Il en est ressorti un plaidoyer pour la CSRD « qui constitue un levier stratégique pour renforcer la compétitivité de l’Union européenne, résolument engagée dans la construction d’un modèle économique durable ». Pour autant, « sa mise en œuvre révèle des complexités opérationnelles qui, sans ajustements, risquent de compromettre son efficacité pour les entreprises, en particulier pour certaines PME et ETI », soulignent aujourd’hui ces réseaux dans un dossier de presse.
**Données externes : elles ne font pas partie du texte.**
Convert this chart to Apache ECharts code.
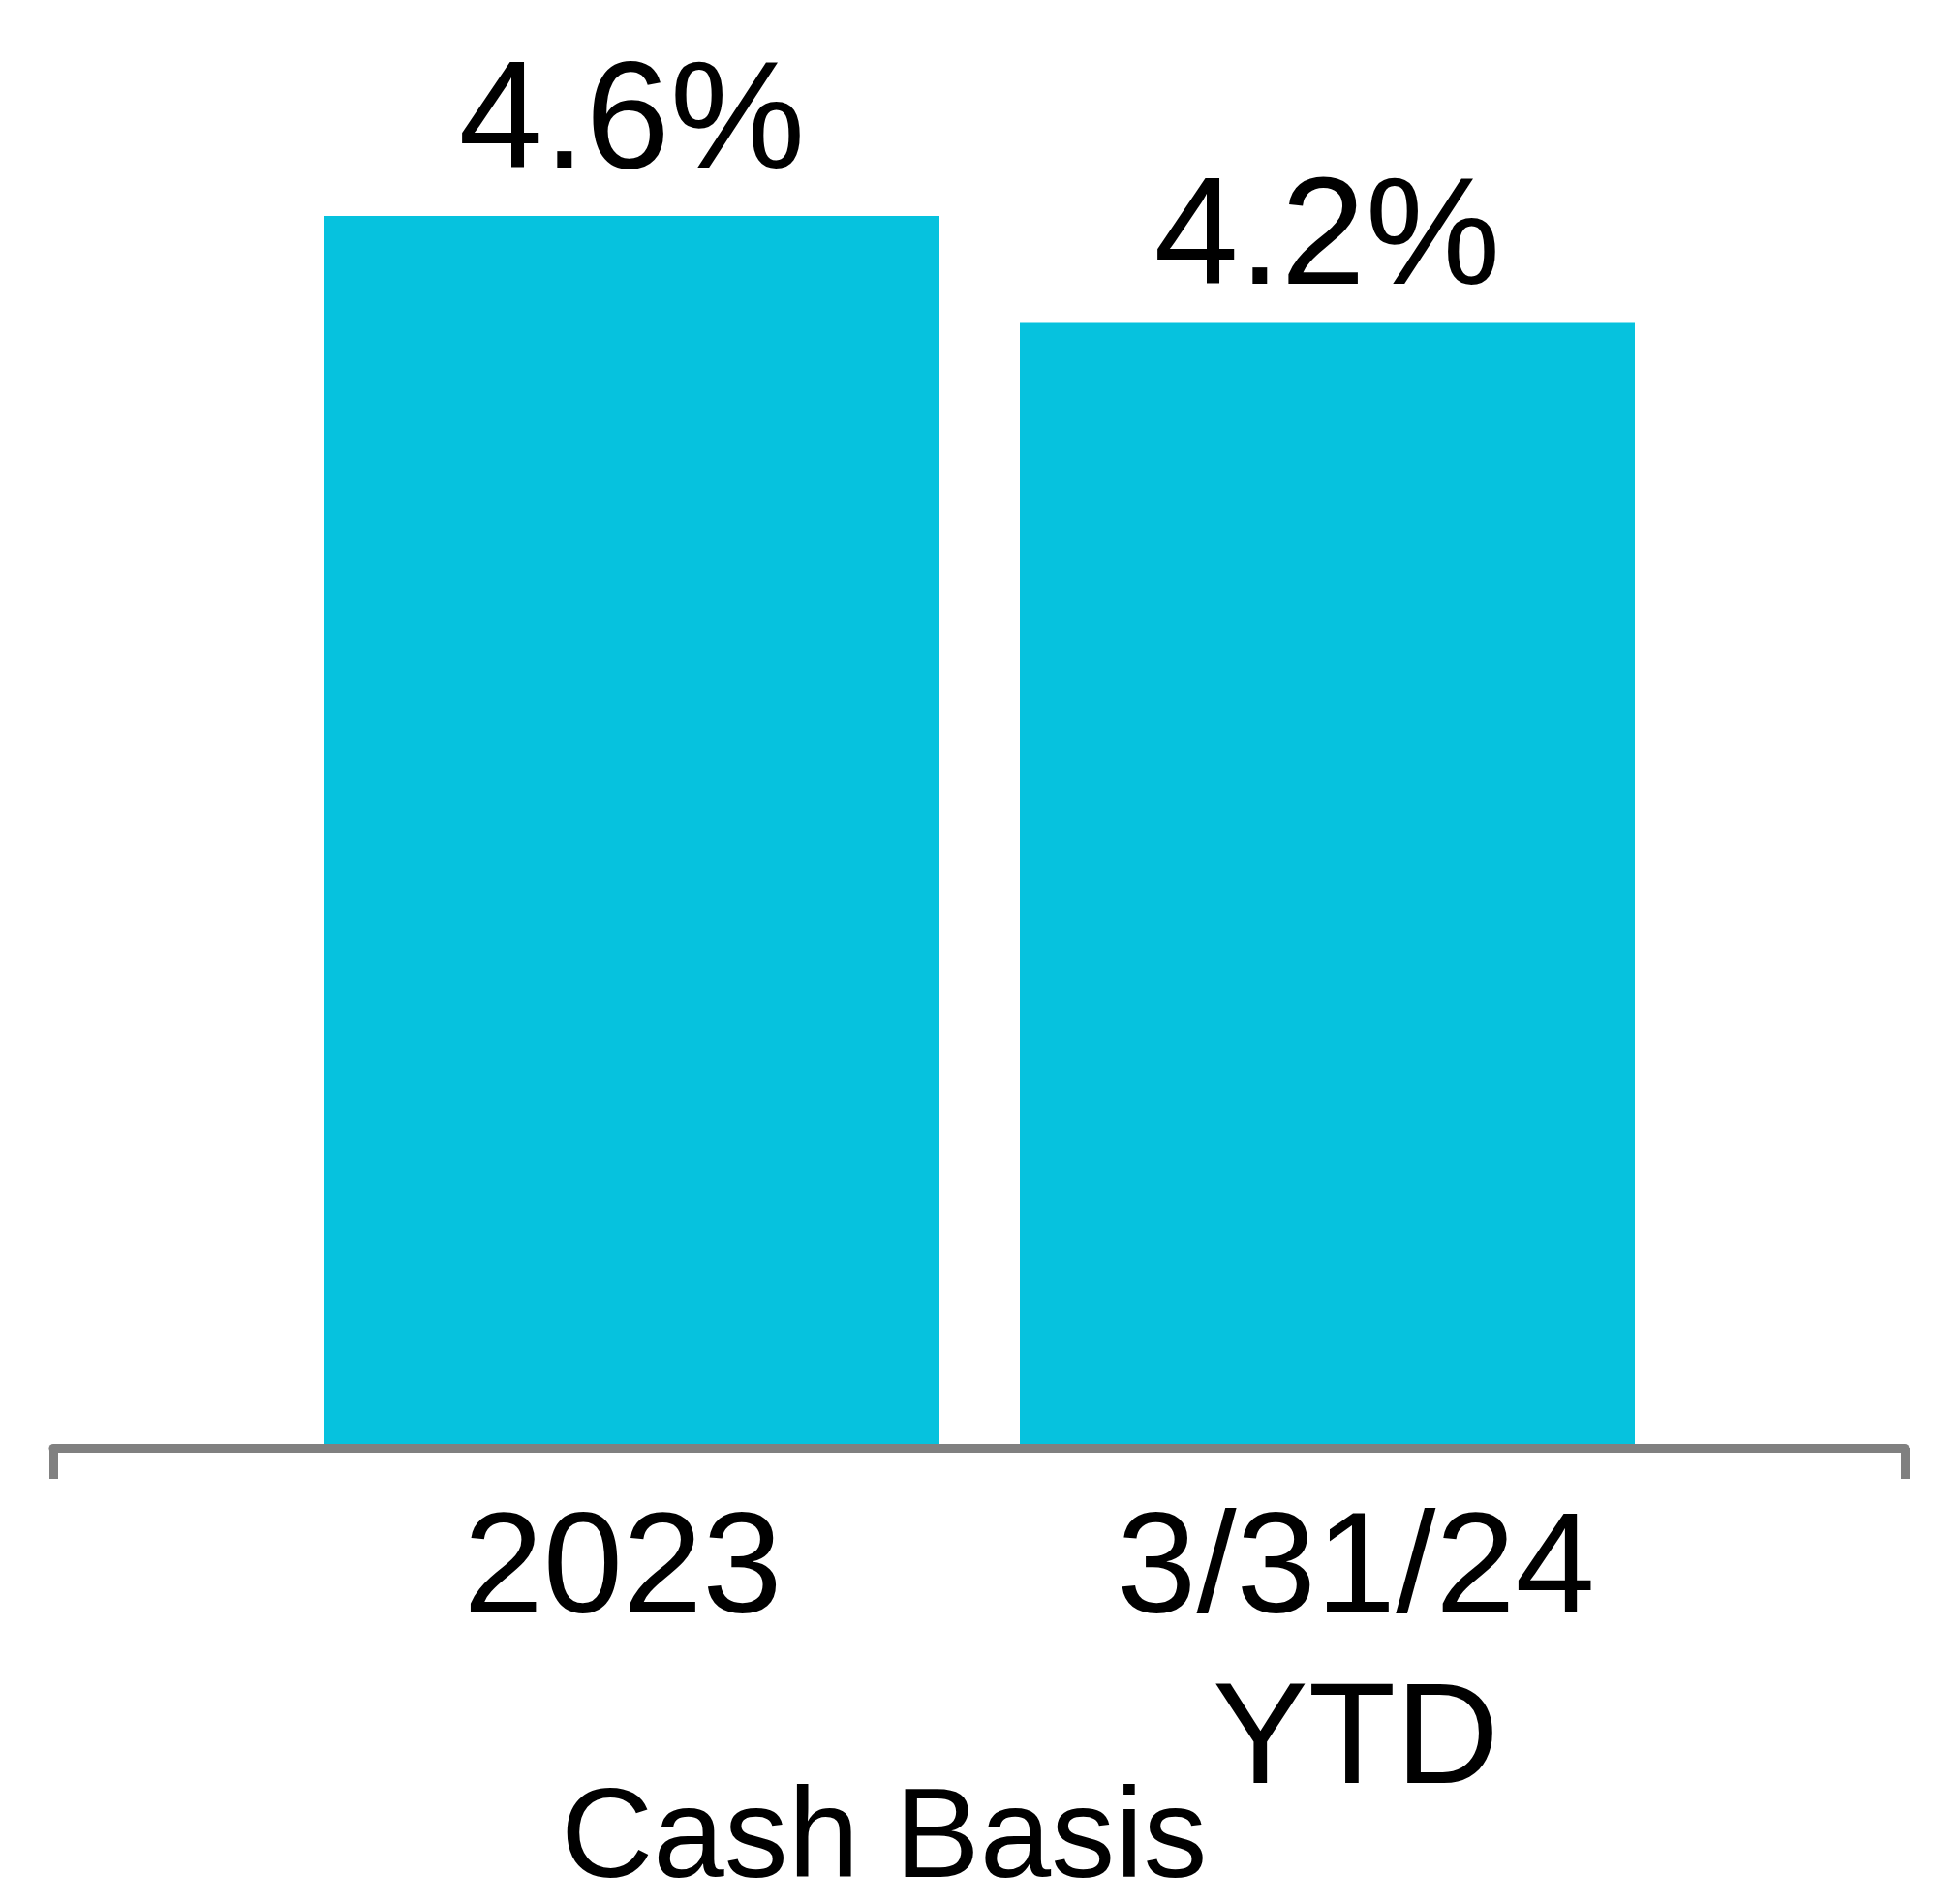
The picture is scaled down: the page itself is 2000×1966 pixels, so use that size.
<!DOCTYPE html>
<html>
<head>
<meta charset="utf-8">
<script src="https://cdn.jsdelivr.net/npm/echarts@6/dist/echarts.min.js"></script>
<style>
  html, body { margin: 0; padding: 0; background: #ffffff; }
  #chart { width: 2000px; height: 1966px; }
</style>
</head>
<body>
<div id="chart"></div>
<script>
// ---- data ----
const categories = ['2023', '3/31/24\nYTD'];
const values = [4.6, 4.2];
const valueLabels = ['4.6%', '4.2%'];
const axisTitle = 'Cash Basis';

// ---- styling ----
const FONT = "'Liberation Sans', Arial, Helvetica, sans-serif";
const BAR_COLOR = '#06C2DE';
const AXIS_COLOR = '#808080';
const labelGaps = [15, 5];

const chart = echarts.init(document.getElementById('chart'), null, { renderer: 'canvas' });

const barData = values.map(function (v, i) {
  return {
    value: v,
    label: { distance: labelGaps[i] }
  };
});

const option = {
  backgroundColor: '#ffffff',
  animation: false,
  title: {
    text: axisTitle,
    left: 579,
    top: 1836,
    padding: 0,
    textStyle: { fontFamily: FONT, fontSize: 132, fontWeight: 'normal', color: '#000000', lineHeight: 132 }
  },
  grid: [
    // bars
    { left: 293.5, right: 270.5, top: 112.4, bottom: 471, containLabel: false },
    // visible axis line with end ticks
    { left: 55, right: 33, top: 112.4, bottom: 471, containLabel: false },
    // category labels
    { left: 264.5, right: 221.5, top: 112.4, bottom: 471, containLabel: false }
  ],
  xAxis: [
    {
      gridIndex: 0, type: 'category', data: categories,
      axisLine: { show: false }, axisTick: { show: false }, axisLabel: { show: false }, splitLine: { show: false }
    },
    {
      gridIndex: 1, type: 'category', data: categories, boundaryGap: true,
      axisLine: { show: true, lineStyle: { color: AXIS_COLOR, width: 9 } },
      axisTick: {
        show: true, inside: false, length: 32,
        interval: function (index) { return index === 0; },
        lineStyle: { color: AXIS_COLOR, width: 9 }
      },
      axisLabel: { show: false }, splitLine: { show: false }, z: 10
    },
    {
      gridIndex: 2, type: 'category', data: categories,
      axisLine: { show: false }, axisTick: { show: false }, splitLine: { show: false },
      axisLabel: {
        show: true, interval: 0, margin: 41,
        fontFamily: FONT, fontSize: 148, lineHeight: 176, color: '#000000', align: 'center'
      }
    }
  ],
  yAxis: [
    { gridIndex: 0, type: 'value', min: 0, max: 5, show: false },
    { gridIndex: 1, type: 'value', min: 0, max: 5, show: false },
    { gridIndex: 2, type: 'value', min: 0, max: 5, show: false }
  ],
  series: [
    {
      type: 'bar',
      xAxisIndex: 0, yAxisIndex: 0,
      data: barData,
      barWidth: 635,
      itemStyle: { color: BAR_COLOR },
      label: {
        show: true, position: 'top',
        formatter: function (p) { return valueLabels[p.dataIndex]; },
        fontFamily: FONT, fontSize: 157, lineHeight: 157, color: '#000000'
      }
    }
  ]
};

chart.setOption(option);
</script>
</body>
</html>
Parmi les demandes de simplification portées par le Mouvement Impact France auprès de la Commission dans une lettre spécifique: des dérogations transitoires pendant deux ans pour les plus petites entreprises qui n’étaient jusque là pas concernées par la DPEF, une concentration sur les indicateurs « favorisant la valorisation et la comparabilité des performances ESG des entreprises », en privilégiant les indicateurs quantitatifs et semi-narratifs ainsi que la clarification du périmètre des audits, l’un des gros points noirs relevé avec les derniers retours d’expérience des entreprises. Des ajustements qui visent à une meilleure « proportionnalité » mais qui ne « doivent pas toucher aux exigences déjà en vigueur pour les grandes entreprises », assure à Youmatter Malo Bourel Weeger, responsable des affaires publiques du Mouvement Impact France.